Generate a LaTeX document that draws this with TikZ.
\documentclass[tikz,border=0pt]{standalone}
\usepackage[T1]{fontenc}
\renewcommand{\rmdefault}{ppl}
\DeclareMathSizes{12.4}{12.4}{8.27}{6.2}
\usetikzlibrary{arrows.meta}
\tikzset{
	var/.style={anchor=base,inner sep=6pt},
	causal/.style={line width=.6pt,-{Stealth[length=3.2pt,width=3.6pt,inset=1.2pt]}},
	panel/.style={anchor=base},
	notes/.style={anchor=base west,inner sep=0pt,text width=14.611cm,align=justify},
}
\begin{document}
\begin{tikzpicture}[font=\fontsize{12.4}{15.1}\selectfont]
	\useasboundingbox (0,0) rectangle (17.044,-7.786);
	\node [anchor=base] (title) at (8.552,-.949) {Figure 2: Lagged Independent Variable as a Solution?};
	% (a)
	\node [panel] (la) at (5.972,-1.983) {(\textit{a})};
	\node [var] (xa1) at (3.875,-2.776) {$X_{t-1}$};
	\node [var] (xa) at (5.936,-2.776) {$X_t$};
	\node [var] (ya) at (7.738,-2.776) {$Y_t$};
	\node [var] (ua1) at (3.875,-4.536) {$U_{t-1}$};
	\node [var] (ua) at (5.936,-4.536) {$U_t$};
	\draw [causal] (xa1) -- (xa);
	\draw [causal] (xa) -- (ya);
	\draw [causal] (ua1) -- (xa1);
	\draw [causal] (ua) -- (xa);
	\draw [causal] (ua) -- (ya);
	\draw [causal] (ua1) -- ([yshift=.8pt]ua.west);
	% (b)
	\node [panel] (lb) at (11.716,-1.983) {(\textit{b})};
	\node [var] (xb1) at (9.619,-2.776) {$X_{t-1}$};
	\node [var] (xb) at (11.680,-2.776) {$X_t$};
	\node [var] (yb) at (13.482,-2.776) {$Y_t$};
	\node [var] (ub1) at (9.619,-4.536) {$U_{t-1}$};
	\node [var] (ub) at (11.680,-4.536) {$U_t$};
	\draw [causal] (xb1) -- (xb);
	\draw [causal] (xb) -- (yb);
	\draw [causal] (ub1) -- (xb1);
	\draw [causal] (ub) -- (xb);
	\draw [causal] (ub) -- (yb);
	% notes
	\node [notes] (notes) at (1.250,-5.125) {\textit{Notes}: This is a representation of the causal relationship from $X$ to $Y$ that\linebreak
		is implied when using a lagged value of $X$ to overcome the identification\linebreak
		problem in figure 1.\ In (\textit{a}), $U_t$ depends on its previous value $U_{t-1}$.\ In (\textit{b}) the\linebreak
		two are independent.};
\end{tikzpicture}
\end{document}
...
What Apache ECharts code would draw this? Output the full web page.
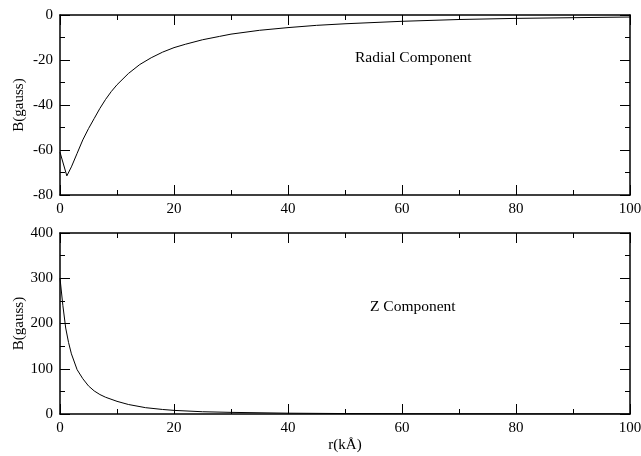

- What you need to do -
Reproduce each line holding the word "that".

- Task solution -
Generate a LaTeX document that draws this with TikZ.
	\node [notes] (notes) at (1.250,-5.125) {\textit{Notes}: This is a representation of the causal relationship from $X$ to $Y$ that\linebreak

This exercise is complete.